London: Oil retreated below $70 (Dh257) a barrel as Saudi Arabia was said to offer extra crude to some customers, while the US was said to consider tapping emergency supplies to offset losses elsewhere.
Futures in New York slid 2 per cent after falling 3.8 per cent last week. Saudi Arabia offered additional cargoes of its Arab Extra Light crude to at least two buyers in Asia, people familiar with the matter said. Meanwhile, the US, which is seeking to choke off crude exports from Iran, is said to be mulling a release from its 660 million-barrel Strategic Petroleum Reserve.
Prices are retreating from the three-year high hit last month as Saudi Arabia and its allies move to counteract supply losses elsewhere in the Organisation of Petroleum Exporting Countries. They have pledged to offset the supply impact of the spiralling crisis in Venezuela, erratic flows in Libya and renewed US sanctions on Iran. Oil is also slipping on concern that trade tensions between the US and China will hurt demand.
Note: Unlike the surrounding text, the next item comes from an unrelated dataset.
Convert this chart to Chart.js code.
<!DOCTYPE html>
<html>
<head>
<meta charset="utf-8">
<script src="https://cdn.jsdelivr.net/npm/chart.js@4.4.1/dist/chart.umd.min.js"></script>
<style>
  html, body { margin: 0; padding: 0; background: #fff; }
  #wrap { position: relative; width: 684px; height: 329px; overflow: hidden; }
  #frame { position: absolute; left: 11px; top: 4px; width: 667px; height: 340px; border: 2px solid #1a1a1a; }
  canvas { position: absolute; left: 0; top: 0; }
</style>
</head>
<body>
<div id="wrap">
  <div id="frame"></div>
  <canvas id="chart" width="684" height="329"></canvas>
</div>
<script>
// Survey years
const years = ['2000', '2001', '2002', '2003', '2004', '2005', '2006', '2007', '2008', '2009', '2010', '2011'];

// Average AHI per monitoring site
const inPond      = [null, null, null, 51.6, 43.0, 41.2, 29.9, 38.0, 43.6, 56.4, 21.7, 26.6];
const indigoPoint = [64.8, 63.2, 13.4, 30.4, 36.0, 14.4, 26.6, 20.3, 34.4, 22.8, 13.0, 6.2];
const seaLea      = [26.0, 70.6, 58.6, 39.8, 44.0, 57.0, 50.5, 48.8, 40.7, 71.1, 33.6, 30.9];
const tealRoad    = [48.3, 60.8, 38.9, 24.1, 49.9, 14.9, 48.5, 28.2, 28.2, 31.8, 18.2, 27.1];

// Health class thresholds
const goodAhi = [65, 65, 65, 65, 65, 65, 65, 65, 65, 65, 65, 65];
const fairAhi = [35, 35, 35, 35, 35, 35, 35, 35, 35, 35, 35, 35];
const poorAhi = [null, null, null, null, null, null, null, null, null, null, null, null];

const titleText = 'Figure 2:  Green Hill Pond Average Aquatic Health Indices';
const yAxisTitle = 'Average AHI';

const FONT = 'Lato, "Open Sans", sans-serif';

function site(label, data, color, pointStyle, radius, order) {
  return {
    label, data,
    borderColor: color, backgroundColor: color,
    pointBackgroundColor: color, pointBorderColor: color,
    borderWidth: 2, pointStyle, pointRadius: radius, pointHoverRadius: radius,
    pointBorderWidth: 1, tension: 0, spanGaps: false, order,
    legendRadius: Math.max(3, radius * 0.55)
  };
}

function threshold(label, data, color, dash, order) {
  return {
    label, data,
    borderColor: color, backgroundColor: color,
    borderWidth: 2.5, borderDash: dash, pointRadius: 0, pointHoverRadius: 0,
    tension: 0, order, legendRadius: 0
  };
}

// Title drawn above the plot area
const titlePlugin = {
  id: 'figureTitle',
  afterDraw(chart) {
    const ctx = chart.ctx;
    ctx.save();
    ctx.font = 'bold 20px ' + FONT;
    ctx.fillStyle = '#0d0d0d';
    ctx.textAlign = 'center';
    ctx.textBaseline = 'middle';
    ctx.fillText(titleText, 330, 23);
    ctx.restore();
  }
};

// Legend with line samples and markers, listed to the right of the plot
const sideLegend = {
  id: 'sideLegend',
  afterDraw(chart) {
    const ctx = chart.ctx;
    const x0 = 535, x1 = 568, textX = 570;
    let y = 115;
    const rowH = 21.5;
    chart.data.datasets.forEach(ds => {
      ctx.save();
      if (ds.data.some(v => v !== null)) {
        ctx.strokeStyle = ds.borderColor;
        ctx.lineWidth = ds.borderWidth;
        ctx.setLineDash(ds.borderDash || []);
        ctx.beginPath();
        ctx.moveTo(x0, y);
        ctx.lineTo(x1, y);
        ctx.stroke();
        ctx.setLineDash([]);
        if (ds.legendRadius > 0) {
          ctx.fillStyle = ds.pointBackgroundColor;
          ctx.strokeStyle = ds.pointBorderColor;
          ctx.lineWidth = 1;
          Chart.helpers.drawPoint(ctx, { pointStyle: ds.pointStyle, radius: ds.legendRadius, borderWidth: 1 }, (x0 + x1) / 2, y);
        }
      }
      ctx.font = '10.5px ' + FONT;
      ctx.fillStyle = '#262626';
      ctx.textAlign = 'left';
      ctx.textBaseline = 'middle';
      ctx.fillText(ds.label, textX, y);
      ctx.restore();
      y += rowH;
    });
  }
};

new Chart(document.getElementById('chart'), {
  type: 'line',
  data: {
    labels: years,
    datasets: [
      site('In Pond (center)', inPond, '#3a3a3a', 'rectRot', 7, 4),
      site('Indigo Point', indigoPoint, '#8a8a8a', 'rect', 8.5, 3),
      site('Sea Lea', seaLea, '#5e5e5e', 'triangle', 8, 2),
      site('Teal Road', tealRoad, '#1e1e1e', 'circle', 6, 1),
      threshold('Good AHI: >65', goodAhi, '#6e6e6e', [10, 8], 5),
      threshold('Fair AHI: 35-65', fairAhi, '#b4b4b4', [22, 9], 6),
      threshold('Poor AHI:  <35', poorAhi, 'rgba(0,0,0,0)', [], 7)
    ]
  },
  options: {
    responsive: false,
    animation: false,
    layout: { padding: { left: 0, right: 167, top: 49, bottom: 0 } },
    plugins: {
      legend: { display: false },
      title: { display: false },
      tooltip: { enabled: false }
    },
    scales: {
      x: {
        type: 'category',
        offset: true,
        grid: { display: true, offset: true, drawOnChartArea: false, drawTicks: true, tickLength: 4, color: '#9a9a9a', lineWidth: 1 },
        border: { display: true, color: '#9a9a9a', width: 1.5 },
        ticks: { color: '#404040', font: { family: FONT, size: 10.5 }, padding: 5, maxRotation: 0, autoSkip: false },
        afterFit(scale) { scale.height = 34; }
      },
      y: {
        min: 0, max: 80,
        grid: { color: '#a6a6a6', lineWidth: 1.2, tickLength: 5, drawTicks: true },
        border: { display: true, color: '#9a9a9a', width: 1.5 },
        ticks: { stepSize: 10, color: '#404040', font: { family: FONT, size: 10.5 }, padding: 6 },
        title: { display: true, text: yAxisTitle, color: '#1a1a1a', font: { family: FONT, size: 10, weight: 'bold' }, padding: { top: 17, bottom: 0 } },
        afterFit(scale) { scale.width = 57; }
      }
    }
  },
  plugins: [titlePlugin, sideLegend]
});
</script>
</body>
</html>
“There is no shortage of bullish news items on the supply side, but they are maybe being trumped by the talk of the president tapping the US SPR to keep oil prices down this summer,” said Harry Tchilinguirian, head of commodity-markets strategy at BNP Paribas SA in London.
West Texas Intermediate crude for August delivery fell 2 per cent to $69.56 a barrel on the New York Mercantile Exchange at 8:23am. Total volume traded was in line with the 100-day average. Prices dropped $2.79 to $71.01 last week.
Brent for September settlement was down $1.92 at $73.41 a barrel on the London-based ICE Futures Europe Exchange, and traded at a $5.05 premium to WTI for the same month. Prices for the global benchmark crude declined 2.3 per cent last week.
In Libya, crude production at its biggest field is set to drop by about half after authorities shut wells for safety following the armed abduction of workers at the Sharara deposit, according to the National Oil Corp. While the African nation lifted force majeure at its western El-Feel field and resumed shipments from eastern oil ports last week, supply disruptions like the one at Sharara complicate efforts by Opec, of which Libya is a member, to pump more crude.
Russia’s Energy Minister Alexander Novak said Opec and its partners could, if necessary, increase production by more than the 1 million barrels a day pledged last month. Still, the group’s Gulf members may need to pump almost as much oil as they can to cover swelling output losses, according to the International Energy Agency.
“We may see Opec members with the ability to ramp up output seek to grab more market share,” while others such as Iran and Venezuela resist, said Ahn Yea Ha, an analyst at Kiwoom Securities Co. “It’s unclear whether the US will actually use the emergency inventories, but we can at least tell that they feel a lot of pressure from crude trading above $70.”